E. B. : Oui, cela fait partir de nos formations classiques. Depuis 2021, nous nous inscrivons dans des consortiums et réseaux professionnels au niveau national, européen et international. Nous faisons ainsi partie du consortium Buddie Pack financé par la Commission européenne pour des solutions de réutilisation durable des emballages en plastique, nous sommes membre de Perifem et du Réseau vrac et réemploi, et impliqués auprès de l’Institut national de l’économie circulaire, entre autres. Nous sommes dans une logique de construction avec la filière réemploi, à la fois avec les acteurs par matériaux (plastique, verre, inox), et par marchés (la grande distribution, la restauration commerciale et collective, l’événementiel…).
Y a-t-il des expériences de bonne gestion de l’eau (préservation, réutilisation) à l’étranger qui pourraient être imitées en France ?
E. B. : Nos sites partagent déjà leurs bonnes pratiques. Nous nous inspirons également des solutions de la Solar Impulse Fondation.
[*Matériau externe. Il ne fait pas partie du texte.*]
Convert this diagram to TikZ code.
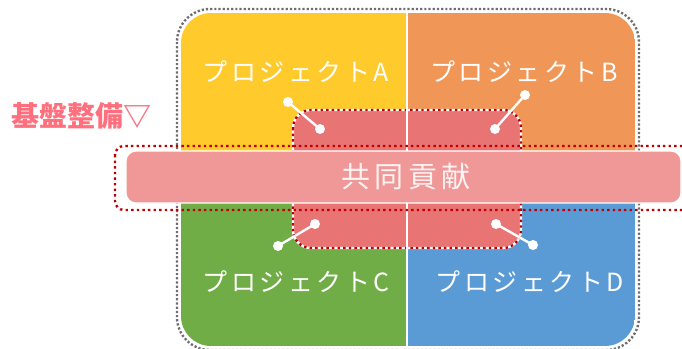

Comment vous inscrivez-vous dans le plan eau du gouvernement ?
E. B. : Cela va nous permettre d’accélérer notre démarche d’innovation continue et de dupliquer le système de réemploi de l’eau en place à Cestas sur l’ensemble de nos sites. Nous venons d’obtenir une aide de l’Agence de l’eau pour notre site de Trémorel (Côtes-d’Armor), pour une station de retraitement aussi performante.
Quels défis restent à relever ?
E. B. : La formation des équipes aux enjeux environnementaux, le recrutement aux postes pour lesquels nous avons des offres ouvertes.